Eine langjährige und länderübergreifende theologisch-kanonistische Lehrtätigkeit, im Rahmen derer er von 2000 bis 2018 auch als Ordinarius für kanonisches Recht an der Kath.-Theol. Fakultät in Wien wirkte, machte ihn zum gesuchten Bezugspunkt für viele dankbare Studierende der Kanonistik, aber auch zu einem beliebten Fachkollegen, der für die gesamte wissenschaftliche Kanonistik in Österreich und darüber hinaus Bedeutung erlangte. Viele Fachtagungen im In- und Ausland leitete Ludger Müller oder wirkte an ihnen mit. Begleitet war die Lehrtätigkeit von einer dichten und fruchtbaren wissenschaftlichen Forschungs- und Publikationstätigkeit, die ebenfalls Zeugnis der fachlichen Disziplin Ludger Müllers und seiner umfassenden theologisch-kanonistischen Bildung waren. Unter den Monographien bildet vor allem die Mitherausgabe des vierten Bandes des Lehrbuchs „Kanonisches Recht“ (2013) einen wichtigen Beitrag für das Studium der Kanonistik. Zahlreiche Fachartikel widmen sich einerseits fachimmanenten Themenstellungen, andererseits aber auch aktuellen Fragestellungen des kirchlichen Lebens aus kanonistischer Perspektive.
Ludger Müller war beileibe kein professoraler Theoretiker, der nur die Lehrkanzel oder die Studierstube von innen gekannt hätte. Schon seine rheinländische Herkunft und Persönlichkeit ließ dies nicht zu. Rechtstheorie und Rechtspraxis bildeten eine stimmige Synthese. So brachte er sich u.a. seit 2006 in verschiedenen Funktionen am Bischöflichen Diözesangericht St. Pölten ein, aber auch in anderen diözesanen und überdiözesanen Agenden (so ab 2011 auch als Konsultor des Päpstlichen Rates für die Gesetzestexte), die kanonistische Fachkompetenz voraussetzten.
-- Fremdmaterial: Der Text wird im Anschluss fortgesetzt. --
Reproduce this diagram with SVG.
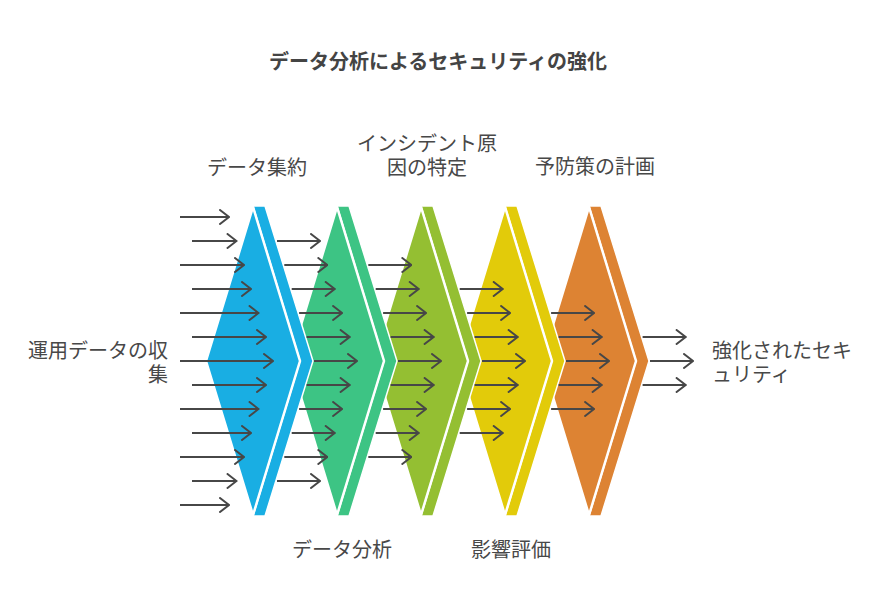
<svg xmlns="http://www.w3.org/2000/svg" width="878" height="614" viewBox="0 0 878 614">
<defs>
<style>
text{font-family:"Noto Sans CJK JP","Noto Sans",sans-serif;fill:#484848;font-size:20px}
.title{font-weight:bold;fill:#444444}
.mid{text-anchor:middle}
.end{text-anchor:end}
.strip{stroke:#ffffff;stroke-width:1.5;stroke-linejoin:miter}
.dia{stroke:#ffffff;stroke-width:2.5;stroke-linejoin:miter}
.arr path{fill:none;stroke:#474747;stroke-width:2;marker-end:url(#ah)}
</style>
<marker id="ah" viewBox="-11 -8 12 16" markerWidth="12" markerHeight="16" refX="0" refY="0" orient="auto" markerUnits="userSpaceOnUse">
<path d="M-9,-7 L0,0 L-9,7" fill="none" stroke="#474747" stroke-width="2" stroke-linecap="round"/>
</marker>
</defs>
<rect width="878" height="614" fill="#ffffff"/>
<text class="title mid" x="438" y="69">データ分析によるセキュリティの強化</text>

<g id="stage5">
<polygon class="strip" fill="#DD8333" points="589,206 601,206 649,361 601,516 589,516 636,361"/>
<polygon class="dia" fill="#DD8333" points="542,361 589,207 636,361 589,515"/>
<text class="mid" x="595" y="174">予防策の計画</text>
</g>
<g id="stage4">
<polygon class="strip" fill="#E2CB0A" points="505,206 517,206 565,361 517,516 505,516 552,361"/>
<polygon class="dia" fill="#E2CB0A" points="458,361 505,207 552,361 505,515"/>
<text class="mid" x="511" y="557">影響評価</text>
</g>
<g id="stage3">
<polygon class="strip" fill="#94BF32" points="421,206 433,206 481,361 433,516 421,516 468,361"/>
<polygon class="dia" fill="#94BF32" points="374,361 421,207 468,361 421,515"/>
<text class="mid" x="427" y="151"><tspan x="427">インシデント原</tspan><tspan x="427" dy="24">因の特定</tspan></text>
</g>
<g id="stage2">
<polygon class="strip" fill="#3DC484" points="337,206 349,206 397,361 349,516 337,516 384,361"/>
<polygon class="dia" fill="#3DC484" points="290,361 337,207 384,361 337,515"/>
<text class="mid" x="342" y="557">データ分析</text>
</g>
<g id="stage1">
<polygon class="strip" fill="#19AEE3" points="253,206 265,206 313,361 265,516 253,516 300,361"/>
<polygon class="dia" fill="#19AEE3" points="206,361 253,207 300,361 253,515"/>
<text class="mid" x="257" y="175">データ集約</text>
</g>

<g id="input">
<text class="end" x="168" y="358"><tspan x="168">運用データの収</tspan><tspan x="168" dy="24">集</tspan></text>
</g>
<g id="output">
<text x="712" y="358"><tspan x="712">強化されたセキ</tspan><tspan x="712" dy="24">ュリティ</tspan></text>
</g>

<g id="connectors" class="arr">
<path d="M180,217H229"/>
<path d="M192,241H236.5"/>
<path d="M180,265H244"/>
<path d="M192,289H251"/>
<path d="M180,313H258.5"/>
<path d="M192,337H266"/>
<path d="M180,361H273"/>
<path d="M192,385H266"/>
<path d="M180,409H258.5"/>
<path d="M192,433H251"/>
<path d="M180,457H244"/>
<path d="M192,481H236.5"/>
<path d="M180,505H229"/>

<path d="M277,241H320"/>
<path d="M284.3,265H327.3"/>
<path d="M291.7,289H334.7"/>
<path d="M299.1,313H342.1"/>
<path d="M306.6,337H349.6"/>
<path d="M314,361H357"/>
<path d="M306.6,385H349.6"/>
<path d="M299.1,409H342.1"/>
<path d="M291.7,433H334.7"/>
<path d="M284.3,457H327.3"/>
<path d="M277,481H320"/>

<path d="M368.3,265H411.3"/>
<path d="M375.7,289H418.7"/>
<path d="M383.1,313H426.1"/>
<path d="M390.6,337H433.6"/>
<path d="M398,361H441"/>
<path d="M390.6,385H433.6"/>
<path d="M383.1,409H426.1"/>
<path d="M375.7,433H418.7"/>
<path d="M368.3,457H411.3"/>

<path d="M459.7,289H502.7"/>
<path d="M467.1,313H510.1"/>
<path d="M474.6,337H517.6"/>
<path d="M482,361H525"/>
<path d="M474.6,385H517.6"/>
<path d="M467.1,409H510.1"/>
<path d="M459.7,433H502.7"/>

<path d="M551.1,313H594.1"/>
<path d="M558.6,337H601.6"/>
<path d="M566,361H609"/>
<path d="M558.6,385H601.6"/>
<path d="M551.1,409H594.1"/>

<path d="M642.6,337H685.6"/>
<path d="M650,361H693"/>
<path d="M642.6,385H685.6"/>
</g>
</svg>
Zwei durchlebte Sakramente begleiteten und formten seinen Lebensweg als Erwachsener: das Ehesakrament, das ihn mit seiner Ehefrau verband und ihm einen tiefen Grund der ehelichen Liebe für sein Leben schenkte, dann aber das Weihesakrament, das Ludger Müller als Diakon 2013 empfing. Es verdichtete sakramental noch einmal das, wofür sein Leben und Wirken stand: der Kirche aus Liebe dienen, mit allem Einsatz des Lebens.
Die Phil.-Theol. Hochschule der Diözese St. Pölten verliert in Ludger Müller einen geschätzten Kollegen, aber auch einen mitdenkenden und mitsorgenden Freund. Seiner Initiative verdankt sich der postgraduale Lehrgang „Vergleichendes Kanonisches Recht“, der nun bereits zum zweiten Mal mit Sitz an der Hochschule und in Kooperation mit anderen akademischen Einrichtungen erfolgreich angeboten werden konnte. Noch bis in die Tage seiner schweren Erkrankung beschäftigte Ludger Müller die Zukunft dieses Lehrgangs. Was hier aber unfertig bleibt, übergeben wir vertrauensvoll dem Gott des Lebens.
In österlicher Hoffnung beten wir: Requiescat in pace – Möge er nun ruhen in Frieden. Amen.